When we arrived in London, a porter helped me with my hand baggage and the children as we stepped onto the platform.

“Miss Edwards!” a male voice shouted.

“Yes, here,” I replied, expecting another travel agent.

Suddenly, there were several flashes of light. I dropped my sticks and held the children close to me before I realized that a band of photographers were taking pictures of us but why, I did not know. By late afternoon, we had settled into our hotel suite at the Cumberland Hotel on Marble Arch, an elephantine establishment that—although grand—looked as though it had been mummified for the last four decades without making a single change to its pre–World War I decor. There was a newspaper on a table (along with some messages). Within, was a featured photograph of me and the kids . . . under which was printed:

“MISS Anne Edwards has arrived in London from Hollywood with her two children to write the screenplay of her story, A Question of Adultery about artificial insemination, soon to be a Raymond Stross production.”

No doubting the implication. MISS Anne Edwards—two children—artificial insemination. “Oh, Lord!” I thought. “What have I got us into?”

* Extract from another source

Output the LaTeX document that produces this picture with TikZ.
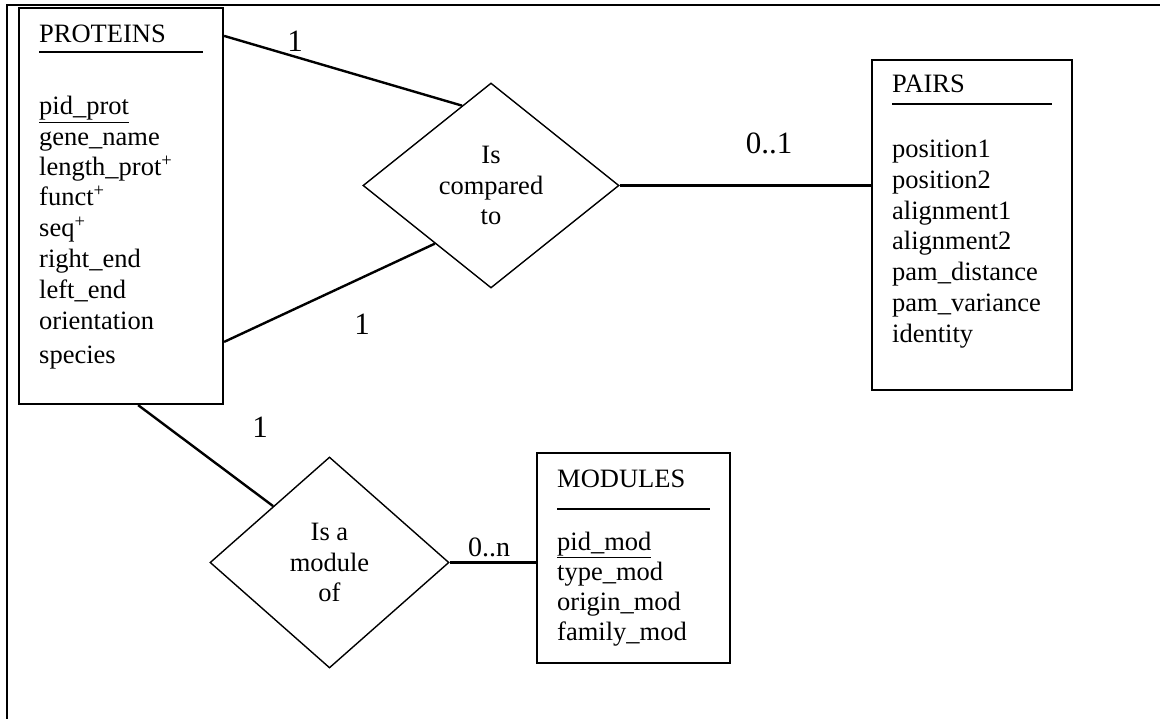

Never did it cross my mind that London would be our home on and off for nearly twenty years. Wherever I had lived within the borders of the United States, my ties had always been to country, not four walls. America was my world. When I stepped onto English soil the first time, I did so, perhaps not as a tourist, but as a working writer—an American writer, at that. Home seemed behind me—across the vast sea I had just traversed. Yet, really, what had I left? An unfulfilled career, an incomplete and troubled life. I know I thought about it, because I wrote in my journal, “What on earth am I going to do when this gig is up?” And then added in parentheses: “(Will there ever be a man—and SEX—in my future?).”

For now it would have to be just one foot in front of the other.